SARM1 inhibition as a novel therapeutic strategy for Cln1 disease
Neuronal ceroid lipofuscinosis is a fatal genetic disorder that kills children. Its infantile form, also called CLN1 disease has a devastating effect upon the brains of these children. Previous attempts to treat CLN1 disease have proved only partly effective. This is likely because there are underappreciated effects of disease upon the rest of the body that we failed to treat. This includes the nerve fibers, or axons, that control our movements and help us sense the environment. We have recently found that these axons are eliminated as CLN1 disease gets worse. Blocking this axonal pathology is anticipated to provide a more effective treatment for CLN1 disease. Because we know one of the key mechanisms by which axons are lost in many neurodegenerative diseases, we will now test if we are able to block this mechanism in a model of CLN1 disease. We will do this in two different ways, first genetically to gain proof of principle that this strategy may be beneficial. Secondly, we will use gene therapy to specifically suppress axon degeneration. At the end of these experiments we will know whether we can rescue this newly identified axonal feature in a model of CLN1 disease. This will also lend further support for how blocking axon degeneration may be a treatment for other neurodegenerative diseases.
Internet of things (IoT) monitoring of rodent home-cages to understand circadian plasticity
Nearly every organism on Earth, from bacteria to humans, contain a circadian clock. This clock maximizes survival by determining optimal times for processes such as activity, rest, and feeding. In recent decades, circadian disruptions have become common, as more people stay up late consuming internet and other media content or engage in work that requires their waking hours to deviate from the normal light period of the day. Such circadian disruptions have been linked to several diseases, including neurodegenerative diseases such as Parkinson’s, Huntington’s, and Alzheimer’s disease. However, the mechanisms by which disruptions might cause neurodegeneration remain unknown. To explore the link between circadian rhythms and neurodegeneration, we built a system to quantify circadian rhythms across hundreds of mice in their home cages, using a novel cloud-based data collection system. We will leverage the high-throughput nature of this system to understand circadian disruptions and neuronal cell death in mouse models of neurodegeneration. If successful, we hope to predict neurodegeneration from changes in circadian rhythms in mice, and gain insights into the mechanistic links between the two.
DNA methylation in Alzheimer’s disease
Principal Investigator: Oscar Harari (WashU Psychiatry)
Collaborator: Ting Wang (WashU Genetics)
Alzheimer’s disease (AD) is the most common neurodegenerative disease, but currently there is no effective means of prevention or treatment.

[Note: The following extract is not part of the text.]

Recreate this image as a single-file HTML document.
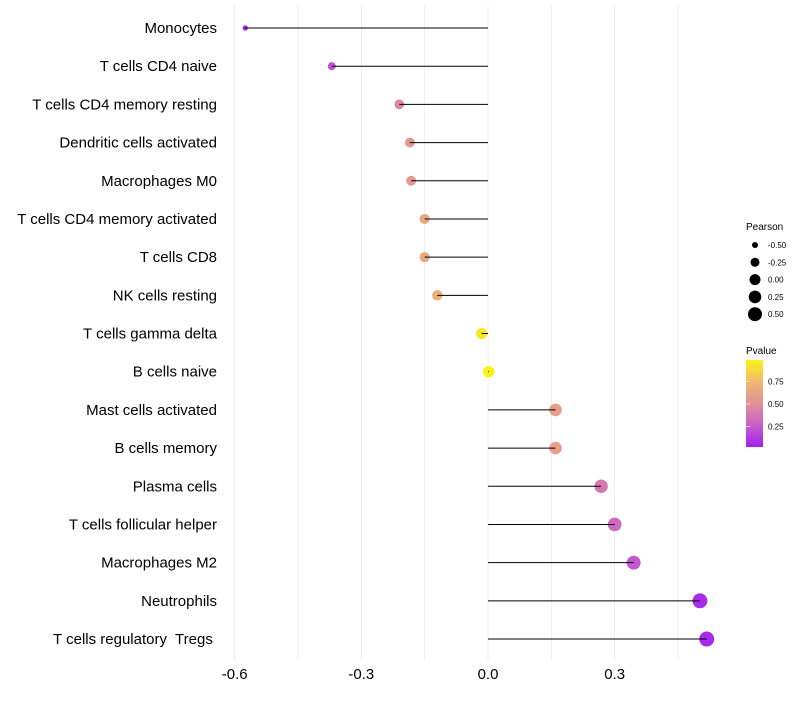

Age is the major risk factor for AD, but AD is not a normal part of aging. The cause of AD is complex and not specific to a single genetic factor or brain cell-type. DNA methylation is a reversible process that can modulate the expression of genes, without changing the genetic sequence. It varies across the lifespan and its levels are influenced by lifestyle and environmental and genetic factors 11. Through the execution of this project we will study the age-related changes in DNA methylation in AD and in individuals who do not show AD-related brain changes. Our results will provide a better understanding of the molecular mechanisms that drive AD pathogenesis.